A number of film screenings will be accompanied by Q&As with special guests present at the screening, including: Joe Eggmolesse from Fantome Island; star Andrew Abel and director Adam Pesce of surf film Splinters; director of Buffalo Girls Todd Kellstein; plus Alex Pagliaro (Refugee Campaign Coordinator, Amnesty International Australia), Julian Burnside and Najeeba Wazefadost (Afghanistan refugee) will participate in a special discussion panel following the screening of Special Flight.

The film program also houses a selection of eight Australian shorts including Telegram Man (Dir. James Khehtie) starring Gary Sweet, Jack Thompson and Sigrid Thornton, exploring the impact of war on a close-knit community; and Carmen Rupe (Dir. Lucy Hayes), which documents the life and times of a much loved transgendered icon. There is also a selection of international shorts to be screened as part of the Festival.

FORUM - Extreme Reactions to Creative Expression
Sat May 19, 5.00pm – ACMI, The Cube. Free Entry
Facilitator Richard Watts (3RRR) along with Ajak Kwai (singer/songwriter), Jeff Daniels (filmmaker) and Khadim Ali (artist) will discuss the cultural politics of extreme governmental responses towards creative expression.

FORUM - Off the Wall: Is Street Art an Appropriate Medium to Voice Human Rights Issues?
Wed May 23, 5.30pm – Kaleide Theatre, RMIT. Free Entry
Public discourse surrounding street art is dominated by the continuing debate about cultural legitimacy and notions of ownership of public space.
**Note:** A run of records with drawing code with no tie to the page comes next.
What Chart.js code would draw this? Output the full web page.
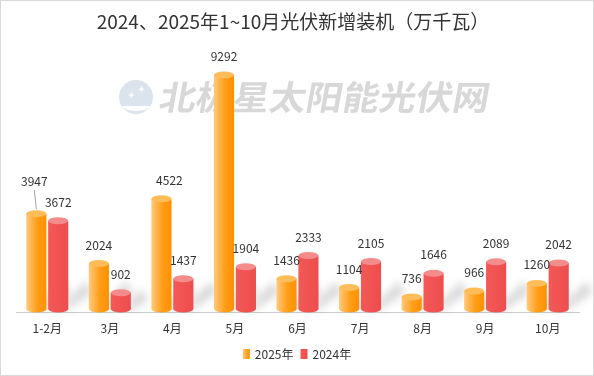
<!DOCTYPE html>
<html><head><meta charset="utf-8">
<script src="https://cdn.jsdelivr.net/npm/chart.js@4/dist/chart.umd.min.js"></script>
<style>
html,body{margin:0;padding:0;background:#fff;overflow:hidden;}
#wrap{position:relative;width:594px;height:376px;}
#frame{position:absolute;left:0;top:0;width:594px;height:376px;box-sizing:border-box;border:1px solid #d9d9d9;pointer-events:none;}
</style></head><body>
<div id="wrap"><canvas id="c" width="594" height="376"></canvas><div id="frame"></div></div>
<script>
// ---- data ----
const categories = ['1-2月','3月','4月','5月','6月','7月','8月','9月','10月'];
const seriesNames = ['2025年','2024年'];
const values2025 = [3947,2024,4522,9292,1436,1104,736,966,1260];
const values2024 = [3672,902,1437,1904,2333,2105,1646,2089,2042];
const titleText = '2024、2025年1~10月光伏新增装机（万千瓦）';
const watermarkText = '北极星太阳能光伏网';
const yMax = 10000;

// ---- styles ----
const FONT = '"Noto Sans CJK SC","Microsoft YaHei",sans-serif';
const palette = [
  {stops:[[0,'#ffca7c'],[0.55,'#ff9d18'],[1,'#ff9000']], top:'#ffbd5a', legend:['#ffc46b','#ff9000']},
  {stops:[[0,'#f25957'],[1,'#ee4d4d']], top:'#f48c8c', legend:['#f25957','#ee4d4d']}
];
const labelAdjust = {'0-0':{dx:-2,dy:-14,leader:true}, '0-2':{dx:8,dy:0}};

function grad(ctx,x0,x1,stops){
  const g = ctx.createLinearGradient(x0,0,x1,0);
  stops.forEach(s=>g.addColorStop(s[0],s[1]));
  return g;
}

const cylPlugin = {
  id:'cyl',
  beforeDatasetsDraw(chart){
    const ctx = chart.ctx;
    // watermark
    ctx.save();
    ctx.fillStyle = '#dbe3ec';
    ctx.beginPath(); ctx.arc(136,97,17,0,Math.PI*2); ctx.fill();
    ctx.fillStyle = '#ffffff';
    ctx.beginPath(); ctx.ellipse(136,106,14,5,0,Math.PI,0,true); ctx.fill();
    ctx.font = 'bold 8px sans-serif'; ctx.textAlign='center'; ctx.textBaseline='middle';
    ctx.fillText('✦',141,90); ctx.fillText('✦',131,96);
    ctx.restore();
    ctx.save();
    ctx.translate(160,97);
    ctx.transform(1,0,-0.18,1,0,0);
    ctx.font = 'bold 34px ' + FONT;
    ctx.textAlign='left'; ctx.textBaseline='middle';
    const w = ctx.measureText(watermarkText).width;
    ctx.scale(330/w,1);
    ctx.fillStyle = '#d8d8d8';
    ctx.fillText(watermarkText,0,0);
    ctx.restore();
    // shadows
    chart.data.datasets.forEach((ds,di)=>{
      const meta = chart.getDatasetMeta(di);
      meta.data.forEach(el=>{
        const xr = el.x + el.width/2;
        const h = el.base - el.y;
        const L = Math.min(h*0.6, 22);
        ctx.save();
        ctx.filter = 'blur(4px)';
        ctx.fillStyle = 'rgba(0,0,0,0.16)';
        ctx.beginPath();
        ctx.moveTo(xr-4, el.base-1);
        ctx.lineTo(xr-4, el.base-9);
        ctx.lineTo(xr+L*0.8, el.base-9-L);
        ctx.lineTo(xr+L*0.8+6, el.base-L+2);
        ctx.closePath();
        ctx.fill();
        ctx.restore();
      });
    });
  },
  afterDatasetsDraw(chart){
    const ctx = chart.ctx;
    chart.data.datasets.forEach((ds,di)=>{
      const meta = chart.getDatasetMeta(di);
      const p = palette[di];
      meta.data.forEach((el,i)=>{
        const w = el.width, xl = el.x - w/2, xr = el.x + w/2;
        const ry = 3.5;
        const cTop = el.y + ry, cBot = el.base - ry;
        ctx.save();
        const g = grad(ctx,xl,xr,p.stops);
        ctx.fillStyle = g;
        ctx.fillRect(xl,cTop,w,cBot-cTop);
        ctx.beginPath(); ctx.ellipse(el.x,cBot,w/2,ry,0,0,Math.PI*2); ctx.fill();
        ctx.fillStyle = p.top;
        ctx.beginPath(); ctx.ellipse(el.x,cTop,w/2,ry,0,0,Math.PI*2); ctx.fill();
        ctx.restore();
      });
    });
  },
  afterDraw(chart){
    const ctx = chart.ctx;
    // data labels
    chart.data.datasets.forEach((ds,di)=>{
      const meta = chart.getDatasetMeta(di);
      meta.data.forEach((el,i)=>{
        const adj = labelAdjust[di+'-'+i] || {dx:0,dy:0};
        const lx = el.x + adj.dx, ly = el.y - 15 + adj.dy;
        ctx.save();
        if (adj.leader){
          ctx.strokeStyle = '#a0a0a0'; ctx.lineWidth = 1;
          ctx.beginPath(); ctx.moveTo(lx, ly+9); ctx.lineTo(el.x, el.y-1); ctx.stroke();
        }
        ctx.font = '12px ' + FONT;
        ctx.fillStyle = '#333333';
        ctx.textAlign='center'; ctx.textBaseline='middle';
        ctx.fillText(String(ds.data[i]), lx, ly);
        ctx.restore();
      });
    });
    // title
    ctx.save();
    ctx.font = '19px ' + FONT;
    ctx.fillStyle = '#333333';
    ctx.textAlign='center'; ctx.textBaseline='middle';
    ctx.fillText(titleText, 293, 22);
    ctx.restore();
    // legend
    ctx.save();
    ctx.font = '12px ' + FONT;
    ctx.textBaseline='middle'; ctx.textAlign='left';
    const bw = 7, bh = 10, gapT = 5, gapI = 7;
    const widths = seriesNames.map(n=>ctx.measureText(n).width);
    const total = widths.reduce((a,b)=>a+b,0) + 2*(bw+gapT) + gapI;
    let x = 297 - total/2;
    const cy = 354;
    seriesNames.forEach((n,k)=>{
      ctx.fillStyle = grad(ctx,x,x+bw,[[0,palette[k].legend[0]],[1,palette[k].legend[1]]]);
      ctx.fillRect(x, cy-bh/2, bw, bh);
      x += bw + gapT;
      ctx.fillStyle = '#333333';
      ctx.fillText(n, x, cy);
      x += widths[k] + gapI;
    });
    ctx.restore();
  }
};

new Chart(document.getElementById('c'), {
  type:'bar',
  data:{
    labels: categories,
    datasets:[
      {label:seriesNames[0], data:values2025, backgroundColor:'rgba(0,0,0,0)', borderWidth:0},
      {label:seriesNames[1], data:values2024, backgroundColor:'rgba(0,0,0,0)', borderWidth:0}
    ]
  },
  options:{
    responsive:false,
    animation:false,
    devicePixelRatio:1,
    categoryPercentage:0.7,
    barPercentage:0.92,
    layout:{padding:{left:16,right:15,top:53,bottom:31}},
    plugins:{legend:{display:false}, title:{display:false}, tooltip:{enabled:false}},
    scales:{
      x:{
        grid:{display:false, drawTicks:false},
        border:{display:true, color:'#cccccc', width:1},
        ticks:{color:'#333333', font:{size:12, family:FONT}, padding:9, maxRotation:0, autoSkip:false}
      },
      y:{display:false, min:0, max:yMax}
    }
  },
  plugins:[cylPlugin]
});
</script>
</body></html>
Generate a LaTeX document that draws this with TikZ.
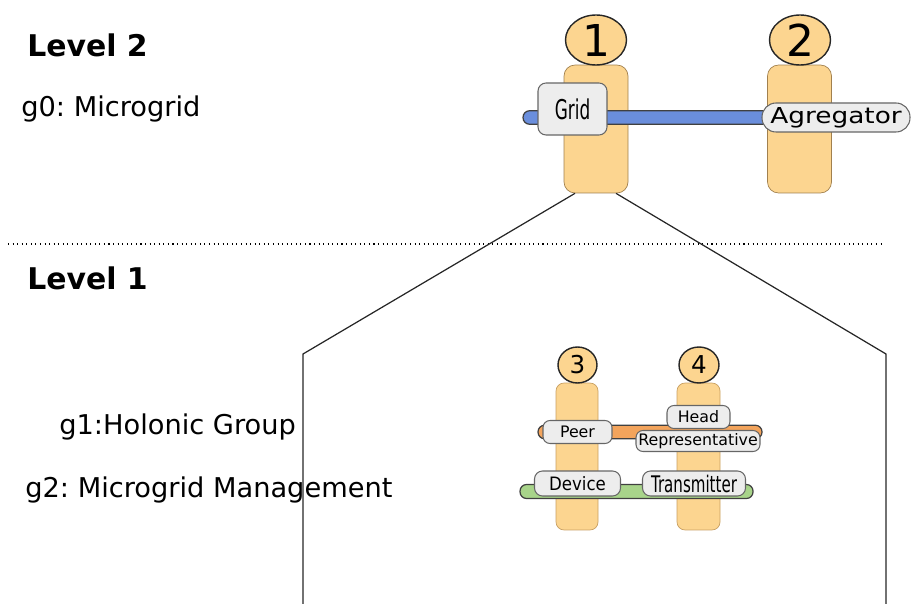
\documentclass[tikz,border=0pt]{standalone}
\usepackage{fontspec}
\setmainfont{DejaVu Sans}
\usepackage{tikz}
\usetikzlibrary{shapes.geometric}
\usepackage{xcolor}
\definecolor{holonfill}{HTML}{FCD590}
\definecolor{holonline}{HTML}{C9A062}
\definecolor{gridblue}{HTML}{6A8EDC}
\definecolor{holonorange}{HTML}{F3A45C}
\definecolor{mgmtgreen}{HTML}{A8D48A}
\definecolor{rolefill}{HTML}{EDEDED}
\frenchspacing
\newcommand{\squeezed}[2]{\scalebox{#1}[1]{#2}}
\tikzstyle{holon}=[draw=holonline,fill=holonfill,rounded corners=0.22cm,inner sep=0]
\tikzstyle{holonhead}=[ellipse,draw=black!85,fill=holonfill,inner sep=0,line width=0.8pt]
\tikzstyle{bar}=[draw=black!75,inner sep=0,line width=0.7pt]
\tikzstyle{role}=[draw=black!60,fill=rolefill,rounded corners=0.16cm,inner sep=0,line width=0.6pt]
\tikzstyle{lbl}=[anchor=base west,inner sep=0]

\begin{document}
\begin{tikzpicture}[x=0.02cm,y=-0.02cm]
\useasboundingbox (0,0) rectangle (913,604);

\node[lbl,font=\fontsize{17}{17}\selectfont\bfseries] (lvltwo) at (27,57) {Level 2};
\node[lbl,font=\fontsize{15.5}{15.5}\selectfont] (gzero) at (21,117) {g0: Microgrid};
\draw[dotted,line width=0.6pt] (8,244) coordinate (sepl) -- (883,244) coordinate (sepr);
\node[lbl,font=\fontsize{17}{17}\selectfont\bfseries] (lvlone) at (27,290) {Level 1};
\node[lbl,font=\fontsize{15.5}{15.5}\selectfont] (gone) at (59,435) {g1:Holonic Group};
\node[lbl,font=\fontsize{15.5}{15.5}\selectfont] (gtwo) at (25,498) {g2: Microgrid Management};

\node[holon,draw=holonline!80!black,minimum width=1.28cm,minimum height=2.56cm] (body1) at (596,129) {};
\node[holon,draw=holonline!80!black,minimum width=1.28cm,minimum height=2.56cm] (body2) at (799.5,129) {};
\node[holonhead,minimum width=1.22cm,minimum height=1.0cm,font=\fontsize{25}{25}\selectfont] (head1) at (596,40) {1};
\node[holonhead,minimum width=1.22cm,minimum height=1.0cm,font=\fontsize{25}{25}\selectfont] (head2) at (800,40) {2};
\node[bar,fill=gridblue,rounded corners=0.13cm,minimum width=4.94cm,minimum height=0.27cm] (gridbar) at (646.5,117.5) {};
\node[role,minimum width=1.38cm,minimum height=1.04cm,font=\fontsize{15.5}{15.5}\selectfont] (grid) at (572.5,109) {\squeezed{0.62}{Grid}};
\node[role,rounded corners=0.28cm,minimum width=2.96cm,minimum height=0.58cm,font=\fontsize{12.5}{12.5}\selectfont] (agreg) at (836,117.5) {\squeezed{1.2}{Agregator}};

\coordinate (boxl) at (303,354);
\coordinate (boxr) at (886,354);
\coordinate (boxlb) at (303,604);
\coordinate (boxrb) at (886,604);
\draw[line width=0.7pt,black!85] ([xshift=-0.42cm]body1.south) -- (boxl) -- (boxlb);
\draw[line width=0.7pt,black!85] ([xshift=0.4cm]body1.south) -- (boxr) -- (boxrb);

\node[holon,rounded corners=0.16cm,minimum width=0.84cm,minimum height=2.94cm] (body3) at (577,456.5) {};
\node[holon,rounded corners=0.16cm,minimum width=0.86cm,minimum height=2.94cm] (body4) at (698.5,456.5) {};
\node[holonhead,minimum width=0.78cm,minimum height=0.72cm,font=\fontsize{14}{14}\selectfont] (head3) at (577.5,365) {3};
\node[holonhead,minimum width=0.8cm,minimum height=0.72cm,font=\fontsize{14}{14}\selectfont] (head4) at (699,365) {4};
\node[bar,fill=holonorange,rounded corners=0.13cm,minimum width=4.48cm,minimum height=0.27cm] (holonbar) at (650,432) {};
\node[bar,fill=mgmtgreen,rounded corners=0.13cm,minimum width=4.66cm,minimum height=0.28cm] (mgmtbar) at (636.5,491.5) {};
\node[role,rounded corners=0.14cm,minimum width=1.38cm,minimum height=0.46cm,font=\fontsize{9}{9}\selectfont] (peer) at (577.5,432) {Peer};
\node[role,rounded corners=0.14cm,minimum width=1.26cm,minimum height=0.46cm,font=\fontsize{9}{9}\selectfont] (headrole) at (698.5,417) {Head};
\node[role,rounded corners=0.14cm,minimum width=2.48cm,minimum height=0.42cm,font=\fontsize{9}{9}\selectfont] (repr) at (698,441) {Representative};
\node[role,rounded corners=0.16cm,minimum width=1.72cm,minimum height=0.5cm,font=\fontsize{10.5}{10.5}\selectfont] (device) at (577.5,483.5) {\squeezed{0.9}{Device}};
\node[role,rounded corners=0.16cm,minimum width=2.06cm,minimum height=0.5cm,font=\fontsize{13}{13}\selectfont] (transm) at (694,483.5) {\squeezed{0.66}{Transmitter}};
\end{tikzpicture}
\end{document}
Yet, such discussions conceal one of the most important functions of street art, the creative freedom to be powerfully political and socially current. Partake in a lively discussion with facilitator Fiona Hillary along with Lachlan Macdowall (artist), Boo (stencil artist), Tom Civil (graffiti artist) and Kate Shaw.

FORUM - Flights of Fancy: the Ethics of Travel
Sat May 26, 5.00pm – ACMI, The Cube. Free Entry
For many Australians, travel has become cheap and accessible. Yet, as the world keeps shrinking, and our mobility increasing, the decisions we make, be it as a high-flyer, a backpacker, or even a volunteer, have consequences on the world around us. Hear what facilitator Jeff Jarvis (International Research Unit Monash), and a panel including Jane Crouch (Intrepid), Andrew Abel (Surfing Assoc. of Papua New Guinea), Adam Pesce (filmmaker) and Dimity Fifer (Australian Volunteers International) have to say.

MUSIC - Rhythm & Rights
Sun May 20, 1.30pm–7pm – Abbotsford Convent.
Move your feet, shake your body and feel the beat at HRAFF’s annual Rhythm & Rights event. Tinpan Orange headline a full day of musical entertainment including: Sol Nation, The Hacketts, Alwan Bridgett, Cains Teame, Ersie Wadaiko, Rindo Musiki Manjaro, Leigh Woodburgess, Danny Al Sabbagh with Khaled Khalafalla as MC. Taking over the Abbotsford Convent for one day only, the program consists of an exciting range of performers coming together over their shared commitment to the promotion of human rights culture through musical expression.

The Human Rights Arts and Film Festival occurs from Tuesday May 15 to Sunday May 27 at the following venues: Forum Theatre, ACMI and Abbotsford Convent.